Gamma mismatches between how content was created and how your monitor displays it cause real problems. Some game developers, for example, master their titles assuming a specific gamma curve, and if your display doesn’t match, the visual balance breaks. The game can simultaneously have pitch-black shadows in some scenes and washed-out greys in others. This has been a recurring issue in several major game franchises where developers used non-standard gamma handling during development.
Gamma Settings for Gaming
In games, gamma directly controls how much you can see in dark environments. Many monitors include a “Black Stabilizer” or “Shadow Boost” feature, which is essentially a gamma adjustment targeting the darkest tones. Lowering the gamma (or enabling these features) makes shadows brighter, giving you a visibility advantage in dark areas of competitive games. The tradeoff is a flatter, less cinematic image.

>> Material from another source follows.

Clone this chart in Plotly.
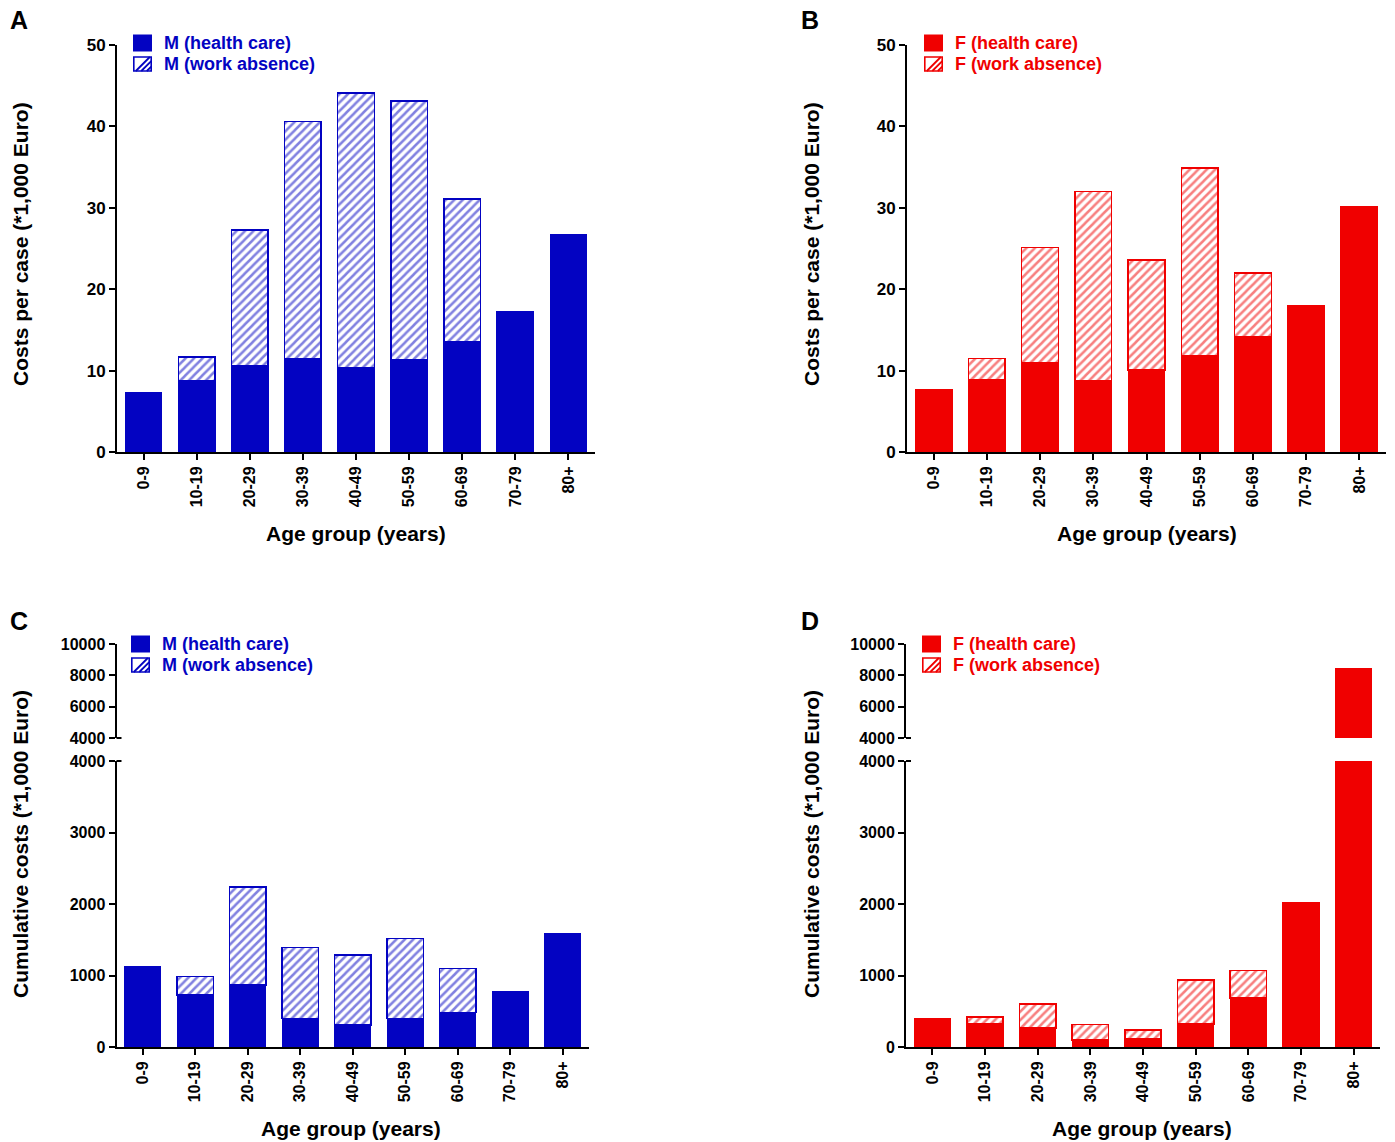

For single-player games where atmosphere matters, sticking closer to gamma 2.2 preserves the look the developers intended. Most games include an in-game brightness or gamma slider that shows a reference image, usually a logo or symbol that should be “barely visible” at the correct setting. This slider adjusts the game’s output to compensate for your display’s gamma, so it’s worth setting it carefully rather than just cranking it up for visibility.
If you play on an OLED monitor, gamma mismatches are more visible than on LCD screens. Any lifted blacks show as a noticeable grey haze because OLEDs can produce true zero-light black. When a game sends slightly raised black levels, whether intentionally or due to a gamma bug, the result is immediately obvious. Adjusting your display’s gamma or shadow settings can help, but overcorrecting will crush detail in legitimately dark scenes.
Gamma for Photo and Video Work
For any color-accurate work, gamma 2.2 and the sRGB color space are your baseline. Photos edited on a monitor with incorrect gamma will look wrong on everyone else’s screen. If your gamma is too low during editing, you’ll think images look fine, but other viewers will see them as overly dark because their standard-gamma displays apply more contrast to the mid-tones than yours did.
Professional monitors often include hardware calibration tools that measure the actual gamma curve at multiple points across the tonal range, not just at a single brightness level. This matters because cheap monitors may hit gamma 2.2 on average but deviate significantly in specific shadow or highlight regions, causing uneven tonal reproduction that’s hard to spot without measurement but affects print output and cross-device consistency.
How Gamma Changes With HDR
HDR content doesn’t use the traditional gamma curve at all. Standard dynamic range (SDR) content uses the familiar gamma 2.2 curve with 8 bits of color depth, which limits contrast ratios to roughly 1,200:1. HDR replaces this with a different transfer function called ST2084 (sometimes referred to as PQ, for “perceptual quantizer”). This curve is extended at both ends to handle much brighter highlights and deeper shadows simultaneously, requiring a minimum of 10 bits of color depth and enabling contrast ratios well over 200,000:1.
When your monitor switches to HDR mode, the gamma setting in your display’s menu typically stops applying. The HDR signal carries its own tone-mapping information, and the display handles it differently than SDR content. This is why your carefully tuned gamma 2.2 setting for desktop use doesn’t affect how an HDR movie looks. If HDR content appears washed out, the fix usually isn’t in the gamma setting but in the display’s HDR-specific controls like shadow detail or tone mapping.